The symbol $0^{mathbb R}$ is a 0-ary function symbol, and you need to handle it as well. Since $-0 = 0$, this is not a problem.

As for $+^{mathbb R}$, high school arithmetic shows that

$$

-(x+y) = (-x) + (-y).

$$

More generally, $-$ is an automorphism of any Abelian group. An Abelian group is a set together with a binary operator $+$, a unary operator $-$, and a constant $0$ such that:

- $x+y = y+x$.
- $(x+y)+z = x+(y+z)$.
- $x+0 = x$.
- $x+(-x) = 0$.

The mapping $x mapsto -x$ is an automorphism. Notice that

- For all $x$, $(-x)+x=x+(-x)=0$.
- For all $x$, $(-x)+(-(-x))=0$.
- Hence $x = x+0 = x+((-x)+(-(-x))) = (x+(-x))+(-(-x)) = 0+(-(-x)) = (-(-x))+0 = -(-x)$.

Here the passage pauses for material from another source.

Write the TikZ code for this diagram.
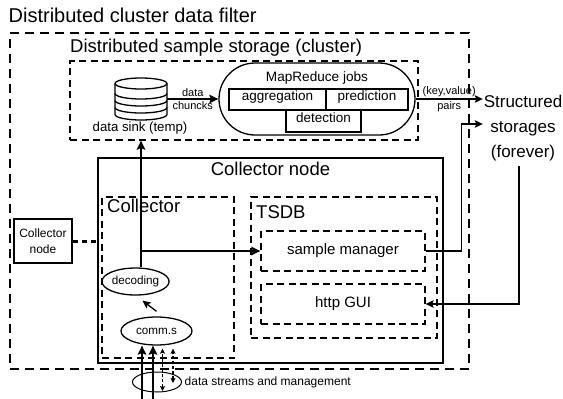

Therefore $-$ is an involution. In particular, if $-x=-y$ then $x=-(-x)=-(-y)=y$, so that $-$ is one-to-one. Since $-(-x)=x$, it is also onto.

Since $0 = 0 + (-0) = (-0) + 0 = -0$, we see that $-$ maps $0$ to itself.

Since $-(-x) = -(-x)$, we see that $-$ maps $-$ to itself.

Finally,

$$

(x+y)+((-x)+(-y)) = (y+x)+((-x)+(-y)) = ((y+x)+(-x))+(-y) = (y+(x+(-x)))+(-y) = (y+0)+(-y) = y+(-y) = 0.

$$

Therefore

$$

-(x+y) = (-(x+y)) + 0 = (-(x+y)) + ((x+y)+((-x)+(-y))) = ((-(x+y))+(x+y)) + ((-x)+(-y)) = ((x+y)+(-(x+y))) + ((-x)+(-y)) = 0 + ((-x)+(-y)) = ((-x)+(-y)) + 0 = (-x)+(-y).

$$

This shows that $-$ maps $+$ to itself.